Farmaco o vaccino? Quale sarà l’arma più efficace per combattere il COVID-19?
La messa a punto di un vaccino è probabilmente un’ipotesi meno realistica di quanto suggeriscano le tempistiche finora ipotizzate. È “eccessivamente ottimista” aspettarsela tra 12-18 mesi, dice l’analista di SVB Leerink, Geoffrey Porges, che ha interpellato due opinion leader, i quali invece si dice “relativamente ottimisti” sul fatto che remdesivir di Gilead “possa essere efficace e rapidamente adattato alle necessità dei pazienti gravi”.

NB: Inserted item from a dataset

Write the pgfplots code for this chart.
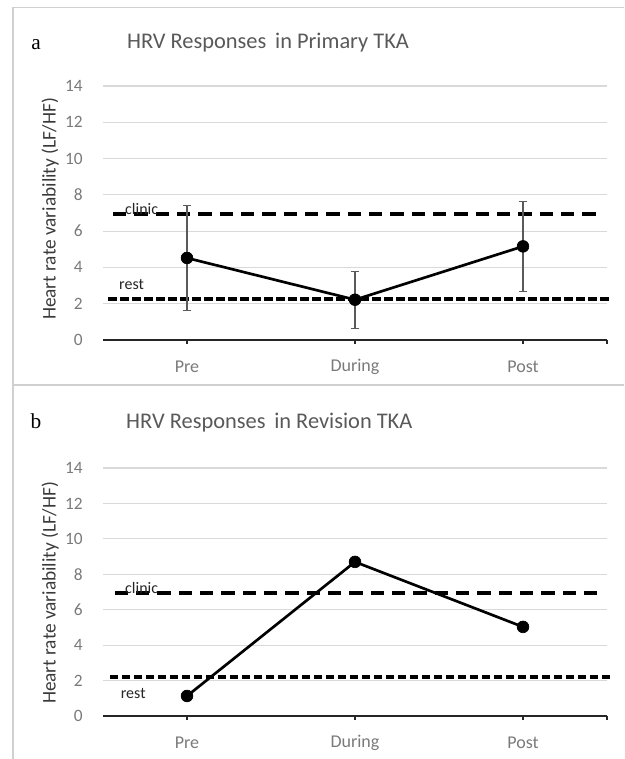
\documentclass[border=0pt]{standalone}
\usepackage{fontspec}
\setmainfont{Carlito}
\newfontfamily\serifa{Liberation Serif}
\usepackage{pgfplots}
\pgfplotsset{compat=1.18}
\definecolor{tickgray}{HTML}{7A7A7A}
\definecolor{titlegray}{HTML}{595959}
\definecolor{labelgray}{HTML}{3A3A3A}
\definecolor{gridgray}{HTML}{D9D9D9}
\definecolor{framegray}{HTML}{D0D0D0}
\definecolor{errgray}{HTML}{5A5A5A}
\pgfplotsset{hrv/.style={
  scale only axis, width=378pt,
  xmin=-0.5, xmax=2.5, ymin=0, ymax=14,
  ytick={0,2,...,14}, xtick={0,1,2}, xticklabels={Pre,During,Post},
  axis x line*=bottom, axis y line*=left,
  y axis line style={draw=none},
  ymajorgrids, grid style={gridgray, line width=0.8pt},
  x axis line style={black!85, line width=1.5pt},
  tick align=outside, major tick length=3pt,
  xtick style={black!85, line width=1pt}, ytick style={draw=none},
  extra x ticks={2.5}, extra x tick labels={},
  /pgf/number format/assume math mode=true,
  yticklabel style={font=\fontsize{13}{13}\selectfont, text=tickgray, anchor=east, inner sep=0pt, xshift=-12pt},
  xticklabel style={font=\fontsize{13.5}{13.5}\selectfont, text=tickgray, anchor=center, yshift=-17pt},
  clip=false,
}}
\begin{document}
\begin{tikzpicture}
\path[use as bounding box] (0,0) rectangle (468pt,569.25pt);
\draw[framegray, line width=1pt] (9.75pt,0pt) -- (9.75pt,563.5pt) -- (468pt,563.5pt);
\draw[framegray, line width=1pt] (9.75pt,280.5pt) -- (468pt,280.5pt);
% panel a
\node[font=\serifa\fontsize{16}{16}\selectfont] at (27pt,536pt) {a};
\node[font=\fontsize{16.8}{16.8}\selectfont, text=titlegray] at (201pt,537pt) {HRV Responses\, in Primary TKA};
\node[rotate=90, font=\fontsize{14.5}{14.5}\selectfont, text=labelgray] at (37.5pt,412.5pt) {Heart rate variability (LF/HF)};
\begin{axis}[hrv, height=190.5pt, at={(77.25pt,314.25pt)}, anchor=south west]
\addplot[black, line width=2.5pt, dash pattern=on 10pt off 6pt] coordinates {(-0.44,6.95) (2.48,6.95)};
\addplot[black, line width=2.6pt, dash pattern=on 6.5pt off 2.5pt] coordinates {(-0.47,2.26) (2.51,2.26)};
\addplot[draw=none, mark=none, error bars/.cd, y dir=both, y explicit,
  error bar style={errgray, line width=0.8pt},
  error mark options={rotate=90, errgray, mark size=3pt, line width=0.8pt}]
  table[x=x, y=y, y error=e] {
  x y e
  0 4.52 2.88
  1 2.22 1.57
  2 5.16 2.48
  };
\addplot[black, line width=2pt, mark=*, mark size=4.4pt, mark options={solid, line width=0.5pt}]
  table[x=x, y=y] {
  x y
  0 4.52
  1 2.22
  2 5.16
  };
\node[font=\fontsize{12}{12}\selectfont, text=black!85] at (axis cs:-0.27,7.2) {clinic};
\node[font=\fontsize{12}{12}\selectfont, text=black!85] at (axis cs:-0.33,3.05) {rest};
\end{axis}
% panel b
\node[font=\serifa\fontsize{16}{16}\selectfont] at (27pt,253pt) {b};
\node[font=\fontsize{16.8}{16.8}\selectfont, text=titlegray] at (202pt,252pt) {HRV Responses\, in Revision TKA};
\node[rotate=90, font=\fontsize{14.5}{14.5}\selectfont, text=labelgray] at (37.5pt,124.5pt) {Heart rate variability (LF/HF)};
\begin{axis}[hrv, height=186pt, at={(77.25pt,32.25pt)}, anchor=south west]
\addplot[black, line width=2.5pt, dash pattern=on 10pt off 6pt] coordinates {(-0.43,6.95) (2.47,6.95)};
\addplot[black, line width=2.6pt, dash pattern=on 6.5pt off 2.5pt] coordinates {(-0.46,2.2) (2.53,2.2)};
\addplot[black, line width=2pt, mark=*, mark size=4.4pt, mark options={solid, line width=0.5pt}]
  table[x=x, y=y] {
  x y
  0 1.13
  1 8.7
  2 5.03
  };
\node[font=\fontsize{12}{12}\selectfont, text=black!85] at (axis cs:-0.27,7.25) {clinic};
\node[font=\fontsize{12}{12}\selectfont, text=black!85] at (axis cs:-0.32,1.25) {rest};
\end{axis}
\end{tikzpicture}
\end{document}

Gilead ha iniziato studi di fase 3 su remdesivir somministrato a pazienti COVID-19. Secondo alcuni esperti dell’OMS il farmaco, originariamente sviluppato contro il virus Ebola, sarebbe il trattamento più promettente. Tuttavia, remdesivir escluso, gli stessi esperti non credono che i farmaci impiegati contro l’HIV possano costituire “terapie praticabili”.
Un filone della ricerca sta orientando i suoi sforzi sugli ACE-inibitori e sui bloccanti del recettore dell’angiotensina. E, sempre secondo quanto riferisce Porges, una terapia con anticorpi monoclonali potrebbe mostrare effetti poistivi prima della messa a punto di un vaccino.
Oltre a Gilead, sono al lavoro molte big pharma. Sanofi e Regeneron hanno annunciato il via al trial con Kevzara, farmaco contro l’artrite.
La National Health Commission cinese, all’inizio di marzo, ha raccomandato Actemra di Roche per i pazienti con gravi danni ai polmoni.
Eli Lilly ha appena concluso un accordo con AbCellera per entrare nella fase clinica entro quattro mesi con una serie di candidato anticorpi monoclonali.